* _Excerpted records_:
━━━━━━━━

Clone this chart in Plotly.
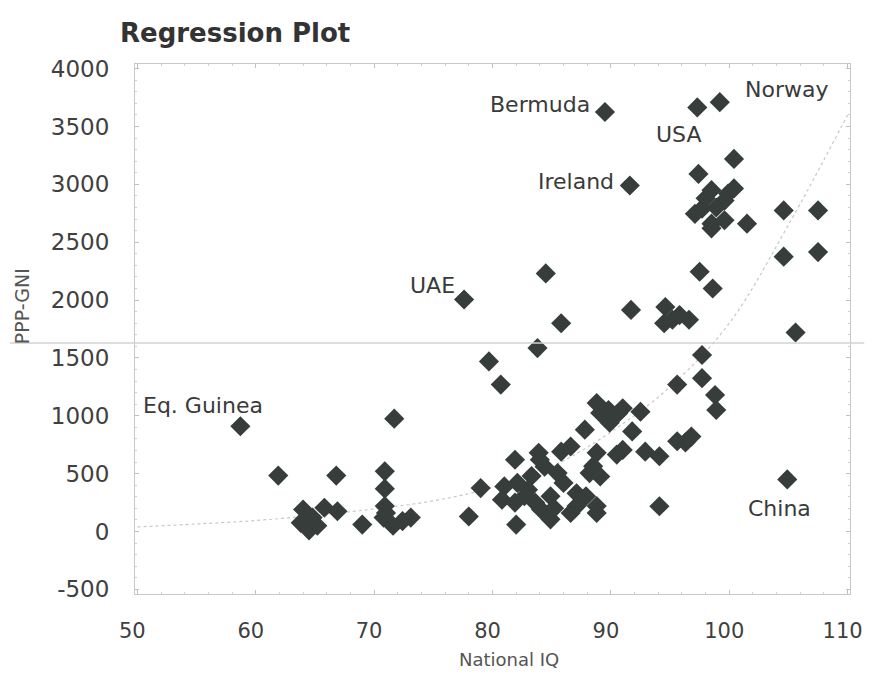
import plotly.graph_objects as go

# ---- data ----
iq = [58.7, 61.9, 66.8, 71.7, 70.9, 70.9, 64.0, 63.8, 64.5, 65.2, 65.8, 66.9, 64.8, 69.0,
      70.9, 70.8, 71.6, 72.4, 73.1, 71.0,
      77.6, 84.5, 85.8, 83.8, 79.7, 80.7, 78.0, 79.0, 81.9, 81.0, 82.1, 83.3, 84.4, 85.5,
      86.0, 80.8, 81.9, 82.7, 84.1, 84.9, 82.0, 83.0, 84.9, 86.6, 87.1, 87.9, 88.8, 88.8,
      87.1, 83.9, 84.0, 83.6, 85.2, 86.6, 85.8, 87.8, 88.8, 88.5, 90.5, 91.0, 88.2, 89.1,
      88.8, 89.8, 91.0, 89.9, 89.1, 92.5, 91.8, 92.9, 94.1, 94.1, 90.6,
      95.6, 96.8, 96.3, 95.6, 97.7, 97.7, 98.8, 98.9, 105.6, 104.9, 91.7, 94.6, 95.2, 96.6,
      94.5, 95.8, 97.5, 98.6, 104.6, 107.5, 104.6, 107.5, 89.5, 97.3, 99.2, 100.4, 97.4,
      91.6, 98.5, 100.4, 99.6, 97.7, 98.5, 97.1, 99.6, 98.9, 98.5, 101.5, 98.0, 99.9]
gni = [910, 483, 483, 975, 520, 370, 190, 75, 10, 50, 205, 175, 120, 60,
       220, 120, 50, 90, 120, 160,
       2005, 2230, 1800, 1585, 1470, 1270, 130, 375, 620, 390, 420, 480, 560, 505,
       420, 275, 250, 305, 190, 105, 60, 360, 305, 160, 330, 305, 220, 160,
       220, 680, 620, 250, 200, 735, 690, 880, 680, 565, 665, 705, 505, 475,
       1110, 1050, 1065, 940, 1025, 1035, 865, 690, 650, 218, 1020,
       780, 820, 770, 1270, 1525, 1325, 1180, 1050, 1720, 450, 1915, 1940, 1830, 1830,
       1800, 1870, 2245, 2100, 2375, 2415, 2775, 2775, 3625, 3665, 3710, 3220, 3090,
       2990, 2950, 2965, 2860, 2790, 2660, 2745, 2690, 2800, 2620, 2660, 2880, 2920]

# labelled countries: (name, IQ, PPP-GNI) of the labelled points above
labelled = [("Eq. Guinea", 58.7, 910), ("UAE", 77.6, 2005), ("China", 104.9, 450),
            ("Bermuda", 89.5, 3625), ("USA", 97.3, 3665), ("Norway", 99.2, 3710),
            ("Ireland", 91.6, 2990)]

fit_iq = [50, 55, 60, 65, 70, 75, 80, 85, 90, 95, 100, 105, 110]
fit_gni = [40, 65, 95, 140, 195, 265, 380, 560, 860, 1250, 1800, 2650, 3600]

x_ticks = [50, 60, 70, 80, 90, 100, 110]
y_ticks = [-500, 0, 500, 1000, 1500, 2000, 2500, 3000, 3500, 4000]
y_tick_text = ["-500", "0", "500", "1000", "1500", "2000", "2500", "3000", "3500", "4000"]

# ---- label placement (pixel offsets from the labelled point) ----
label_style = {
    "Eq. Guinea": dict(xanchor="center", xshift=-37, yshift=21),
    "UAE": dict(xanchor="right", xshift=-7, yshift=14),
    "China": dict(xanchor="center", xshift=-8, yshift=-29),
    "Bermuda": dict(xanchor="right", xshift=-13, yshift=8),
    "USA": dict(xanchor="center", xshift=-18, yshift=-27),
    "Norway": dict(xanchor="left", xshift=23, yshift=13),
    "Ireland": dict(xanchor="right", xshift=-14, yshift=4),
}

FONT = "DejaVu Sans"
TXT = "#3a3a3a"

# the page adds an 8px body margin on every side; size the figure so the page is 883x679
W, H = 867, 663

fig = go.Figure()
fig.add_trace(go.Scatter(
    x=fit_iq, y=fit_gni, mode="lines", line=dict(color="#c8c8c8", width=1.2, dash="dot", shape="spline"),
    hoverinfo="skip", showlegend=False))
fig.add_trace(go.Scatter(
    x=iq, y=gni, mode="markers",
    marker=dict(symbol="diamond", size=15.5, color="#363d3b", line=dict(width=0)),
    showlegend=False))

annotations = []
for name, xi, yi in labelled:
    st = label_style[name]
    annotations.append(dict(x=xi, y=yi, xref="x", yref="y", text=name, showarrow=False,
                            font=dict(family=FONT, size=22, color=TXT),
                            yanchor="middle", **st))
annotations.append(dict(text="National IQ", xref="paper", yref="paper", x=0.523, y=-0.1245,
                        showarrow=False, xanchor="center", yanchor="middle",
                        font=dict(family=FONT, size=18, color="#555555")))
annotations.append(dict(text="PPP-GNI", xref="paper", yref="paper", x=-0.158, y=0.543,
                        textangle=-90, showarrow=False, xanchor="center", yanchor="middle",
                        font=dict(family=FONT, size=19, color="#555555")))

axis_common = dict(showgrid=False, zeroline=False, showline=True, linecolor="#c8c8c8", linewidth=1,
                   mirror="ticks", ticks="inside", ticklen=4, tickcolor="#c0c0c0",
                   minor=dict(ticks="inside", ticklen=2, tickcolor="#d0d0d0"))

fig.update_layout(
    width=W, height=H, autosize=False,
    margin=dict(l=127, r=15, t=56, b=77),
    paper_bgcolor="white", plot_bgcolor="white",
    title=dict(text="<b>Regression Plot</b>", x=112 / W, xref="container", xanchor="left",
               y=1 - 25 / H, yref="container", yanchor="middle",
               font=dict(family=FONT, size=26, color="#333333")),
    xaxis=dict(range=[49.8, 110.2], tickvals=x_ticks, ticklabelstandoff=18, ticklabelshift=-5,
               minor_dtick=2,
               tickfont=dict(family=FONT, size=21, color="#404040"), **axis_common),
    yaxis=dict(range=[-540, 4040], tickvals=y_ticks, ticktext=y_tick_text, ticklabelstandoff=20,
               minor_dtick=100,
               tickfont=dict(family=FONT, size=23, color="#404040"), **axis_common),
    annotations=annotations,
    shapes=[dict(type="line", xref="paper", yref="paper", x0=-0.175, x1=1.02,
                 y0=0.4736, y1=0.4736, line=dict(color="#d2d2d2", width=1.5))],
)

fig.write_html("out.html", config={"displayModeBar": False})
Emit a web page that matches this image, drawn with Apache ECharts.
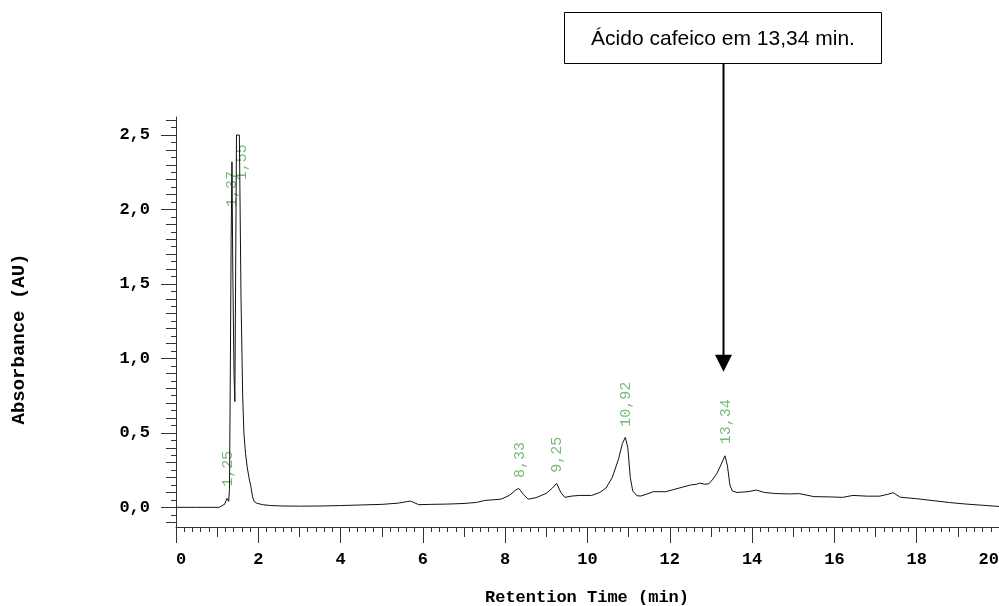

━━━━━━━━

* _Problem statement_:
Pictures excluded, repeat exactly the lines from the top of the material through the line with "import plotly.graph_objects as go", including both of those lines.

* _Task solution_:
Clone this chart in Plotly.
import plotly.graph_objects as go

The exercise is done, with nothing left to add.